Secondary and area school teachers around the country are set to strike again next week in a bid for better pay and working conditions.
The Post Primary Teachers Association (PPTA) said secondary and area school teachers around the country voted overwhelmingly in favour of more industrial action, including a one day national strike next Wednesday, in support of their collective agreement negotiations.
It follows nationwide strike action last week alongside their primary and kindergarten peers. They are not involved in this action.
“PPTA Te Wehengarua members have shown they are serious about getting a new collective agreement with salaries and conditions that will stem the worsening secondary teacher shortage throughout the motu,” says Chris Abercrombie, acting president of PPTA Te Wehengarua.
Members voted in an electronic ballot this week, for a one-day national strike next Wednesday 29 March.
Also, from Monday 24 April, the first day of the next school term, PPTA Te Wehengarua members will not attend meetings outside school hours.

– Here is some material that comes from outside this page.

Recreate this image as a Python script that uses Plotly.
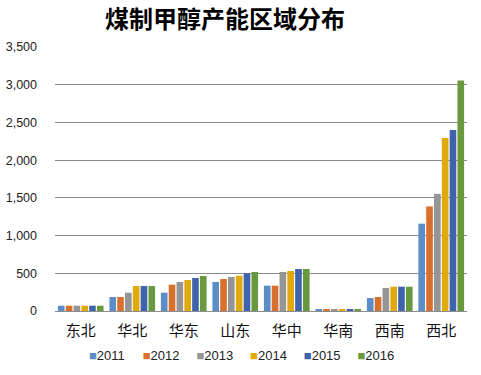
import plotly.graph_objects as go

regions = ["东北", "华北", "华东", "山东", "华中", "华南", "西南", "西北"]
years = ["2011", "2012", "2013", "2014", "2015", "2016"]
v2011 = [70, 186, 243, 385, 336, 15, 172, 1158]
v2012 = [70, 186, 349, 424, 336, 15, 186, 1386]
v2013 = [70, 243, 385, 451, 517, 15, 305, 1553]
v2014 = [70, 331, 411, 468, 530, 15, 322, 2293]
v2015 = [70, 331, 438, 500, 557, 15, 322, 2399]
v2016 = [70, 331, 464, 517, 557, 15, 322, 3057]
series = [v2011, v2012, v2013, v2014, v2015, v2016]
colors = ["#5B8EC6", "#D8702D", "#959595", "#E1AA0C", "#3F63AC", "#69993E"]
title = "煤制甲醇产能区域分布"

W, H = 481, 375
fig = go.Figure()
for y, vals, c in zip(years, series, colors):
    fig.add_trace(go.Bar(x=regions, y=vals, name=y, showlegend=False,
                         marker=dict(color=c, line=dict(width=0))))

# one small legend per year so the entries can be spaced like the original
legend_layout = {}
first_px, step_px = 89, 53.7
for i, (y, c) in enumerate(zip(years, colors)):
    key = "legend" if i == 0 else "legend%d" % (i + 1)
    fig.add_trace(go.Scatter(x=[None], y=[None], mode="lines", line=dict(width=0, color=c),
                             name="<span style='color:%s'>■</span>%s" % (c, y),
                             legend=key, showlegend=True, hoverinfo="skip"))
    legend_layout[key] = dict(
        orientation="h", xref="container", yref="container",
        x=(first_px + i * step_px - 40) / W, xanchor="left",
        y=1 - 355 / H, yanchor="middle", bgcolor="rgba(0,0,0,0)",
        font=dict(size=13, family="Liberation Sans, DejaVu Sans", color="#222"),
    )

fig.update_layout(
    width=W, height=H,
    margin=dict(l=55, r=14, t=47, b=64, autoexpand=False),
    paper_bgcolor="white", plot_bgcolor="white",
    barmode="group", bargap=0.09, bargroupgap=0.15,
    title=dict(text="<b>" + title + "</b>", x=225 / W, xref="container", xanchor="center",
               y=1 - 20 / H, yref="container", yanchor="middle",
               font=dict(family="Noto Sans CJK SC", size=24, color="black")),
    font=dict(family="Noto Sans CJK SC, DejaVu Sans", color="#222"),
    showlegend=True,
    **legend_layout,
)
fig.update_yaxes(range=[0, 3500], dtick=500, tickformat=",", showgrid=True,
                 gridcolor="#8c8c8c", gridwidth=1, zeroline=False, showline=False,
                 ticks="", ticklabelstandoff=17,
                 tickfont=dict(size=12.5, family="Liberation Sans, Arial", color="#222"))
fig.update_xaxes(showline=True, linecolor="#8c8c8c", linewidth=1, ticks="",
                 ticklabelstandoff=6,
                 tickfont=dict(size=15, family="Noto Sans CJK SC", color="#111"))

fig.write_html("out.html", config={"displayModeBar": False},
               post_script="document.body.style.margin='0';document.body.style.overflow='hidden';")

In the second week of next term, they will put in place a plan to roster different year levels of students home on various days for four weeks.
In the third week of Term 2, the week beginning 8 May, rolling strikes will be held, where teachers will strike on different days in different regions starting at one end of the motu and finishing at the other.
Members will also continue to refuse to give up their scheduled planning and marking time to relieve for absent teachers or positions that are vacant.
“The results of the ballot show clearly that members believe the time for words from the Government has passed.
“Teachers would much prefer to be teaching in a settled environment this year, rather than taking extensive industrial action.”
“However, we cannot stand by when the future of secondary education is at stake.”
“We need a commitment from the Government to collective agreements that will ensure students have specialist teachers for every subject.”
“We need pay and conditions that will keep teachers in the classroom, attract graduates into teaching and encourage ex teachers to return to the profession.”
The PPTA and Ministry of Education had been in mediation over the last week and were meeting again today. The national executive will meet tomorrow to assess progress across the union’s claims, Chris said.